Writer: William Shakespeare
Director: Rupert Goold
Revival Director: Sophie Drake
This RSC touring production of Hamlet premiered in Stratford last Spring and the revival Director, Sophie Drake has made ingenious adaptations to Rupert Goold’s ambitious original show to enable it to tour.
The King of Denmark, Old Hamlet, has died and been succeeded by his brother, Claudius, who has since married the widowed Queen within weeks of Old Hamlet’s death. When his ghost appears to Prince Hamlet, his son, and tells him that he was murdered by Claudius, the young Prince plots revenge. To cover his intentions, he feigns madness… and so begins the tragedy.
This Hamlet is visually stunning and uses video and sound to create atmosphere and sense of place. The show begins on 14 April 1912 – as identified by (rather distracting) neon digital clocks around the stage. The reason for the choice of that date becomes clear as we see that the entire play takes place at sea on a storm-tossed ship that eventually sinks. The creative team brings that experience to life amazingly well – that’s where Drake’s ingenuity comes in, because on the RSC main stage, the deck of the original production’s ship truly did pitch and toss to an incredible angle, as at the end of the film Titanic, with the actors sliding dramatically to their deaths down the upturned deck. On this unmoving stage, the videography and actors do a great job of recreating the storms and the pitching and tossing of the ship, although there are a couple of dangerously comedic Voyage to the Bottom of the Sea/Star Trek moments where the cast careers off to one side of the stage in response to a ‘wave’.

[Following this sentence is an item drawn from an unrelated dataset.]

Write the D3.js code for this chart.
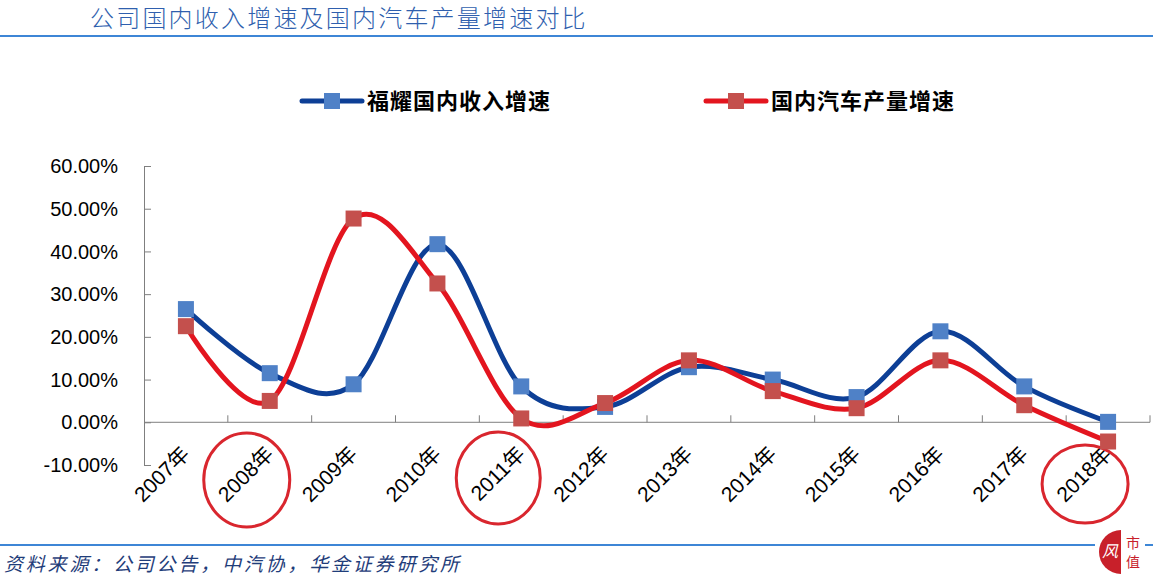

The big question is, why this Titanic link? Why set Hamlet – which takes place in Elsinore Castle, the royal court of the Danish King and in a nearby graveyard – on a luxury liner? No doubt there is a link, and probably a profound one at that, but when the reason is never revealed, or even explained in the programme notes, it becomes a distraction rather than an enrichment.
That – admittedly fundamental – question aside, there is a great deal in this production to admire. The staging, lighting and use of sound and video is slick and impressive. There are also wonderful performances from Richard Cant (who gives a comedy masterclass as Polonius), Raymond Coulthard as the murderous but utterly believable and relatable Claudius, and Ian Hughes and CJ Johnson as the Player King and Queen. The Players’ scenes are real highlights of the show – their polyphonic cacophony of dissonant sound and stylised choreography is fabulous.
Tackling the role of Hamlet is Ralph Davis. This is obviously a high point for any actor and there is much to appreciate in his depiction of the young Prince – his rendition of the “To Be or not To Be“ soliloquy is very moving, as are many of his more naturally delivered speeches. But some of his affectations – ticks, face pulling, gestures, shouting – are extreme and can become jarring rather than the believable pretence to be mad that Shakespeare devised as cover for his revenge taking. As Hamlet himself instructs the troop of Players, “Suit the action to the word, the word to the action, with this special observance, that you o’erstep not the modesty of nature. For anything so overdone is from the purpose of playing, whose end … is, to hold, as ’twere, the mirror up to nature… Now this overdone, or come tardy off, though it make the unskillful laugh, cannot but make the judicious grieve…”
A thought-provoking evening, with much to admire and enjoy.